Almost 10 years ago, secondhand smoke was determined to be a Group A carcinogen by the US Environmental Protection Agency (EPA).  Since then evidence has grown supporting this classification.

The reasoning is based on the content of secondhand smoke (SHS).  SHS is a mixture of fine particles and over 50 chemicals that are known or probable cancer causing agents and toxic irritants for both humans and animals.

Non-Smokers’ Exposure To Smoke

Study after study confirms the risks for non-smokers exposed to secondhand smoke.   Reviews have shown that even brief exposures can affect the lungs in adverse ways.

With indoor smoking banned in many places, you’d think that secondhand smoke would be less of a problem.  Unfortunately, it’s just moved the problem outside and has increased the levels there.  Even when moved outside to terraces, hospitality workers, like waiters, may be exposed to levels high enough to be dangerous.

When Smoking is Allowed in Hotels and Apartments

New research suggests that even non-smokers who stay in non-smoking rooms at hotels without complete smoking bans may be at risk to exposure to SHS.  Another recent study looked at multi-unit buildings, like apartment buildings, that allow smoking by tenants.  Their findings suggest that SHS may seep into other non-smokers’ homes, even when non-smokers report that they don’t smell smoke.

Third hand smoke

Now researchers are studying what they are calling third hand smoke (THS).  What is third hand smoke?  Jonathan Winickoff, MD, working at the Dana Farber Cancer Institute, coined the phrase in 2009.  Third hand smoke is the nicotine and other chemicals left on a variety of indoor surfaces. This chemical deposit seems to react with common indoor pollutants like nitrous oxide, creating a toxic mix as it ages.  That mix clings to many surfaces–clothes, hair, bedding, the inside of cars–even after smoking has ended.
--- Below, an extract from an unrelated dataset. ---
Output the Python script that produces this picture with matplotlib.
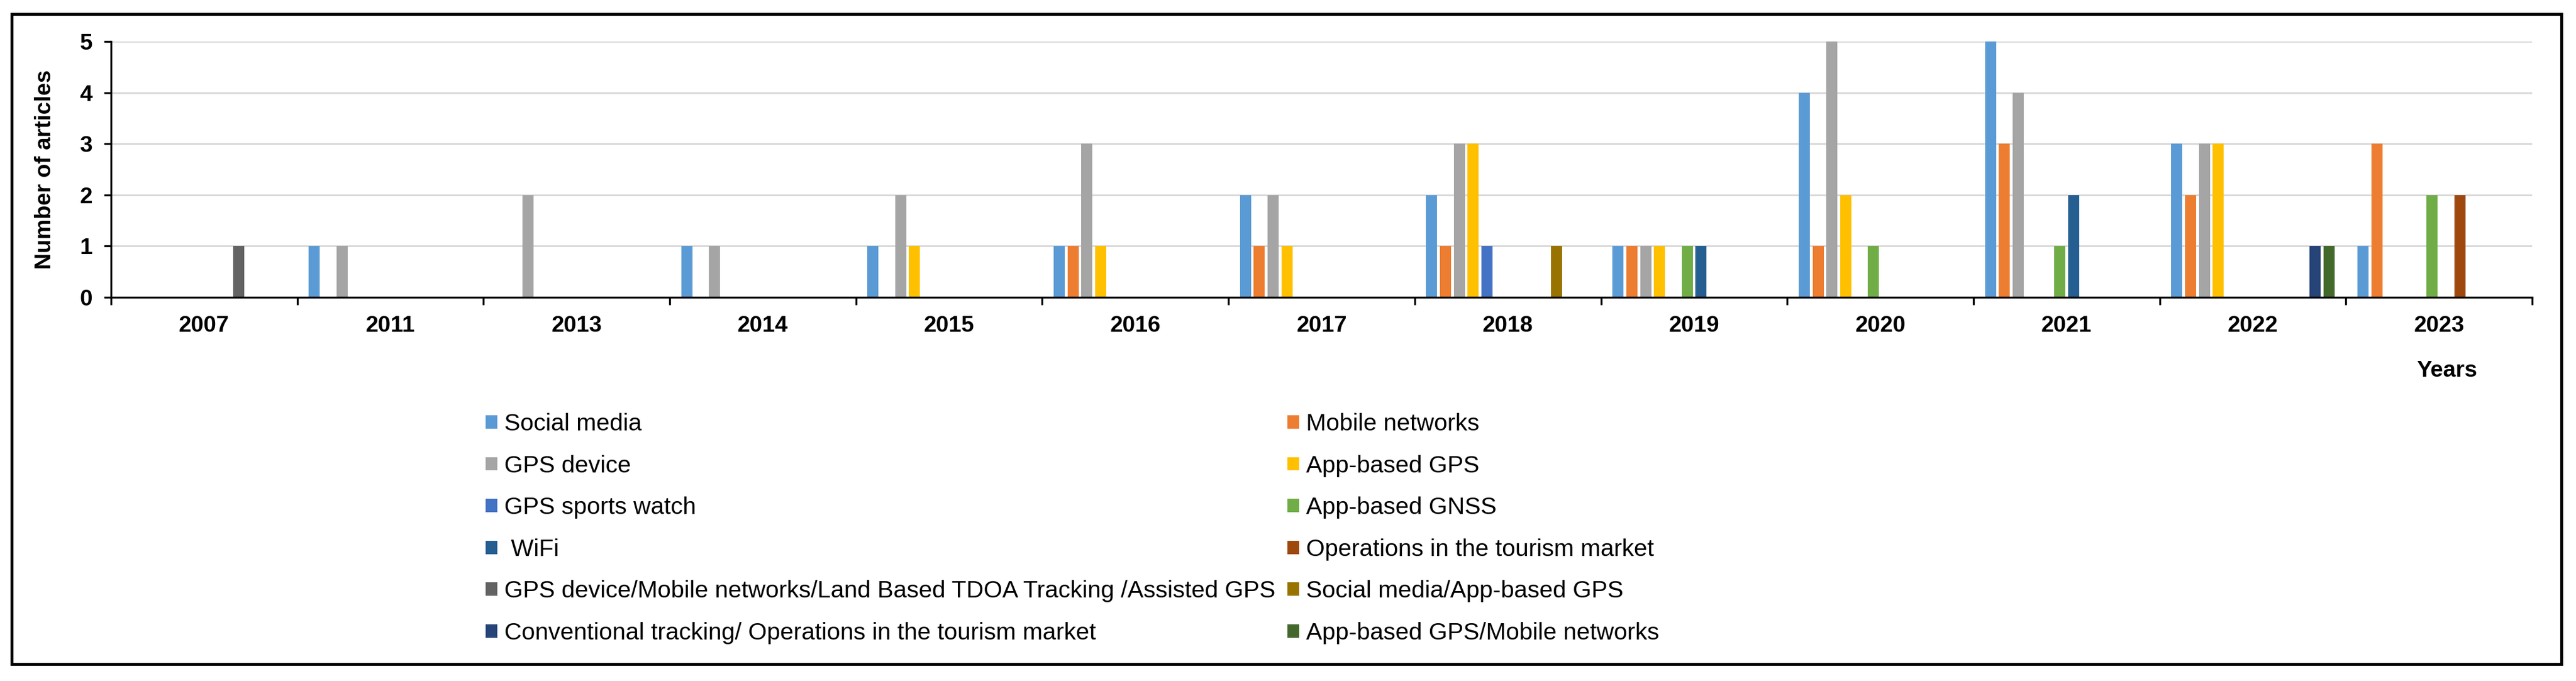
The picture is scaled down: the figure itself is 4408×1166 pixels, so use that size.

THS may contain cancer-causing substances, posing a possible health hazard to non-smokers who may be exposed to it, especially to children.  It is present even after cleaning, opening windows, using fans or air conditioners or even keeping smoking to just one room.  Exposure comes from inhaling, touching or swallowing these toxins.  In a recent experiment human cells were put in contact with THS and the DNA of the cells was later evaluated.  Damage to the DNA of those cells occurred.

This early research is part of a continuing effort by researchers to understand the effects of cigarette smoking on smokers as well as non-smokers.


What do you think still needs to be done to reduce the risk of smoking to non-smokers?